Reduced Order Model for Cavity-Based Combustors Describing Various Bifurcations As Cavity Size Is Varied Available to Purchase

In trapped vortex combustor (TVCs), where a cavity is used for flame stabilisation, large-amplitude periodic pressure fluctuations can occur at certain operating conditions due to flow-acoustics lock-in. In the present study, experiments were carried out in a laboratory-scale trapped vortex combustor by varying cavity sizes (L/D = 0.75–2.65). Unsteady pressure measurements reveal a bifurcation route of limit cycle → steeper limit cycle (with higher harmonics) → quasi-periodic → strange non-chaotic attractors (SNAs) → chaos as cavity size is increased (L/D). This overall transition leads to a 70% reduction in pressure amplitude and as such can be treated as a passive control strategy to mitigate unwanted oscillations.
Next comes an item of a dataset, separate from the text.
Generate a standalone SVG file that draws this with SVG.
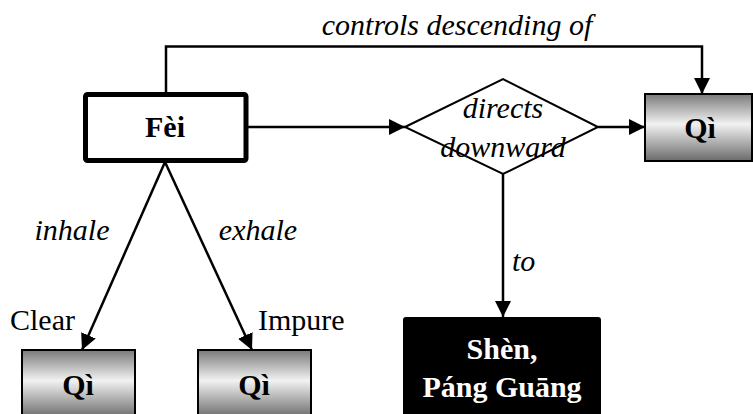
<svg xmlns="http://www.w3.org/2000/svg" width="753" height="414" viewBox="0 0 753 414">
<defs>
<linearGradient id="g" x1="0" y1="0" x2="0" y2="1">
<stop offset="0" stop-color="#7a7a7a"/>
<stop offset="0.45" stop-color="#f2f2f2"/>
<stop offset="1" stop-color="#6a6a6a"/>
</linearGradient>
<marker id="a" viewBox="0 0 10 10" refX="10" refY="5" markerWidth="16" markerHeight="16" markerUnits="userSpaceOnUse" orient="auto">
<path d="M0,0 L10,5 L0,10 Z" fill="#000"/>
</marker>
</defs>
<g id="connectors" fill="none" stroke="#000" stroke-width="2.5">
<polyline points="166,92 166,46.5 702,46.5 702,94" marker-end="url(#a)"/>
<line x1="248" y1="127" x2="405" y2="127" marker-end="url(#a)"/>
<line x1="598" y1="127" x2="645" y2="127" marker-end="url(#a)"/>
<line x1="503" y1="174" x2="503" y2="317" marker-end="url(#a)"/>
<line x1="165" y1="162" x2="82" y2="350" marker-end="url(#a)"/>
<line x1="165" y1="162" x2="252" y2="350" marker-end="url(#a)"/>
</g>
<g id="fei"><rect x="85.5" y="94.5" width="160.5" height="66" rx="2" fill="#fff" stroke="#000" stroke-width="5"/></g>
<g id="diamond"><polygon points="405,127 503,79 598,127 503,174" fill="#fff" stroke="#000" stroke-width="2"/></g>
<g id="qi-right"><rect x="645" y="94" width="107" height="67" fill="url(#g)" stroke="#000" stroke-width="2"/></g>
<g id="qi-clear"><rect x="22" y="350" width="113" height="68" fill="url(#g)" stroke="#000" stroke-width="2"/></g>
<g id="qi-impure"><rect x="198" y="350" width="113" height="68" fill="url(#g)" stroke="#000" stroke-width="2"/></g>
<g id="shen"><rect x="403" y="317" width="198" height="104" rx="3" fill="#000"/></g>
<text x="457" y="35" font-family="Liberation Serif" font-size="30" font-style="italic" text-anchor="middle">controls descending of</text>
<text x="512" y="271" font-family="Liberation Serif" font-size="30" font-style="italic">to</text>
<text x="72" y="240" font-family="Liberation Serif" font-size="30" font-style="italic" text-anchor="middle">inhale</text>
<text x="258" y="240" font-family="Liberation Serif" font-size="30" font-style="italic" text-anchor="middle">exhale</text>
<text x="10" y="330" font-family="Liberation Serif" font-size="30">Clear</text>
<text x="258" y="330" font-family="Liberation Serif" font-size="30">Impure</text>
<text x="165" y="137" font-family="Liberation Serif" font-size="30" font-weight="bold" text-anchor="middle">Fèi</text>
<text x="503" y="118" font-family="Liberation Serif" font-size="30" font-style="italic" text-anchor="middle">directs</text>
<text x="503" y="157" font-family="Liberation Serif" font-size="30" font-style="italic" text-anchor="middle">downward</text>
<text x="700" y="138" font-family="Liberation Serif" font-size="30" font-weight="bold" text-anchor="middle">Qì</text>
<text x="78" y="395" font-family="Liberation Serif" font-size="30" font-weight="bold" text-anchor="middle">Qì</text>
<text x="254" y="395" font-family="Liberation Serif" font-size="30" font-weight="bold" text-anchor="middle">Qì</text>
<text x="502" y="359" font-family="Liberation Serif" font-size="30" font-weight="bold" fill="#fff" text-anchor="middle">Shèn,</text>
<text x="502" y="397" font-family="Liberation Serif" font-size="30" font-weight="bold" fill="#fff" text-anchor="middle">Páng Guāng</text>
</svg>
We employ a reduced-order model that incorporates this flow-acoustic lock-in. This model includes a feedback mechanism that accounts for the influence of acoustic modes on the vortex-shedding event. This feedback mechanism induces changes in the timescale of vortex impingement as cavity size varies, leading the system through the experimentally observed non-linear regimes. We validate our model by comparing its predictions with experimental results, highlighting its ability to capture the intricate dynamics observed in cavity-based combustors.